Pitfalls and edge cases
Memory spikes with os.ReadFile. The convenience of os.ReadFile and os.WriteFile is a trap for large files. ReadFile loads the entire content into a []byte. If the file is larger than available RAM, the program crashes. Use io.Copy for anything that isn't trivially small.
Truncation with os.Create. os.Create opens the file with O_WRONLY|O_CREATE|O_TRUNC. If the destination file already exists, it gets wiped immediately. If the copy fails halfway, you lose the original destination. Check for existence with os.Stat or use os.OpenFile with flags to control behavior.
Missing Sync. If you copy critical data and skip Sync, the data might sit in the OS cache. A crash or reboot can result in a corrupted or incomplete file. The worst goroutine bug is the one that never logs; the worst copy bug is the one that looks successful but loses data on crash.
Compiler errors on arguments. If you try to pass permissions to os.Create, the compiler rejects it with too many arguments in call to os.Create. os.Create uses default permissions masked by the umask. Use os.OpenFile with explicit flags and mode bits if you need control.

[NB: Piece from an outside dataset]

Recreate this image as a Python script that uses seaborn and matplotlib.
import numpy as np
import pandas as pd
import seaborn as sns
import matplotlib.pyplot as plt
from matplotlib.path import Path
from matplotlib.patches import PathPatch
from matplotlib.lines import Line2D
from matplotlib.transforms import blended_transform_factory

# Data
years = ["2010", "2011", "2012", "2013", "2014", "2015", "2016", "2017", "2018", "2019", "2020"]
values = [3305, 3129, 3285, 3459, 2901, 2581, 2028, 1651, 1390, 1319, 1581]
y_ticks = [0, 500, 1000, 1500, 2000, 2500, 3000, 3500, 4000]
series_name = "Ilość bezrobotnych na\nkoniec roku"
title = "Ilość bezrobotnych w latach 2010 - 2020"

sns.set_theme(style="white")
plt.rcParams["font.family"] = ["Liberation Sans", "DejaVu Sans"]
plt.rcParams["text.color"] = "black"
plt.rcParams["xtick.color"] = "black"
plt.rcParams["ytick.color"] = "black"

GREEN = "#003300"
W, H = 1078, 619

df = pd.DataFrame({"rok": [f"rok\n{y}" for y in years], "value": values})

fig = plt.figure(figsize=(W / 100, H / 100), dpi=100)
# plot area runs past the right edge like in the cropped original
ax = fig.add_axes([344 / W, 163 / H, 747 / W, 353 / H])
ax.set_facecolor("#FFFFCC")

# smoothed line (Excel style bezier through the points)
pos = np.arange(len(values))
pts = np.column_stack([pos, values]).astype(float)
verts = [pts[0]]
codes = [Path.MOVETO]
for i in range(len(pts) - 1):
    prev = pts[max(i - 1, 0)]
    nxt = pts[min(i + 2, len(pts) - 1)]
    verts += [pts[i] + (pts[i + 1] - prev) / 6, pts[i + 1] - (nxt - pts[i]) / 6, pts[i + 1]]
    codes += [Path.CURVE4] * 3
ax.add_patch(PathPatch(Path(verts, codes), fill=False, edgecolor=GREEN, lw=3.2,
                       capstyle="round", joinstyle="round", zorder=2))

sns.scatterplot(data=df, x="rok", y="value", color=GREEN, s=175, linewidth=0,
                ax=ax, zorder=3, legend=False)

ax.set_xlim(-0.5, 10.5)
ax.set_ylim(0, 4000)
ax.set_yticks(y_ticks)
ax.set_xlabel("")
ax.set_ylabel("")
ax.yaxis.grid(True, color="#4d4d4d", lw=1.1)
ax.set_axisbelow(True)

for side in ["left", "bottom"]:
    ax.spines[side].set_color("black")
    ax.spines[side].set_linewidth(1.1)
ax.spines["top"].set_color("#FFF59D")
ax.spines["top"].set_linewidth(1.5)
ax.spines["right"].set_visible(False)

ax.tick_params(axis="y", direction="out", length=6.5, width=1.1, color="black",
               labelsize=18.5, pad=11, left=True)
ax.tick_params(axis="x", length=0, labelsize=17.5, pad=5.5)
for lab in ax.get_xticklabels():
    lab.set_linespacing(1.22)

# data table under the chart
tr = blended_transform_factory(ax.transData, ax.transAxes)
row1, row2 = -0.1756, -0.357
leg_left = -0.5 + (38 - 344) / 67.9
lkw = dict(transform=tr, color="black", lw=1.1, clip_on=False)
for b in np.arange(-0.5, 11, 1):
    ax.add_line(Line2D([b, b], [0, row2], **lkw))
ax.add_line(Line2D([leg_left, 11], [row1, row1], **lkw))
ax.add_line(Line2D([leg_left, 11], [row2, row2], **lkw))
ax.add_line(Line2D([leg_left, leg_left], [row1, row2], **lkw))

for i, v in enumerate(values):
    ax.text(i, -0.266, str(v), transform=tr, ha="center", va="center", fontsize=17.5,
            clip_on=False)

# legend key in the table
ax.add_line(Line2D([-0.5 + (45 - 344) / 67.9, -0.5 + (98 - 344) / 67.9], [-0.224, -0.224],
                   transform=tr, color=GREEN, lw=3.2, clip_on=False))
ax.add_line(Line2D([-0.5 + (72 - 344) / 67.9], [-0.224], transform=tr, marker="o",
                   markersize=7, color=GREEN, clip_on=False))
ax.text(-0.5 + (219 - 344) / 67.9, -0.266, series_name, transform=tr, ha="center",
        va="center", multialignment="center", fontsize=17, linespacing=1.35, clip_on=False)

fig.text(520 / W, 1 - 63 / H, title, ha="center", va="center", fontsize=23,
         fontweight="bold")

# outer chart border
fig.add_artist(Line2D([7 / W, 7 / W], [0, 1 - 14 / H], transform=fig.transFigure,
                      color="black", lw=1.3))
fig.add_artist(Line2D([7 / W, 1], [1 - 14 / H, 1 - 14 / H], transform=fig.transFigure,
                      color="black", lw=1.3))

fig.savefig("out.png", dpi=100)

Buffer reuse. io.Copy allocates a buffer internally. io.CopyBuffer lets you provide one. If you are copying many files in a loop, allocate one buffer outside the loop and reuse it with io.CopyBuffer. This reduces allocation pressure on the garbage collector.
Decision matrix
Use io.Copy when you need to stream data between any reader and writer with constant memory usage.
Use os.ReadFile and os.WriteFile when the file is small and you need the content in memory for processing.
Use io.CopyBuffer when you are copying large files and want to tune the buffer size for performance.
Use os.OpenFile with flags when you need to append to a file or control permissions explicitly.
Use plain sequential code when you don't need concurrency: the simplest thing that works is usually the right thing.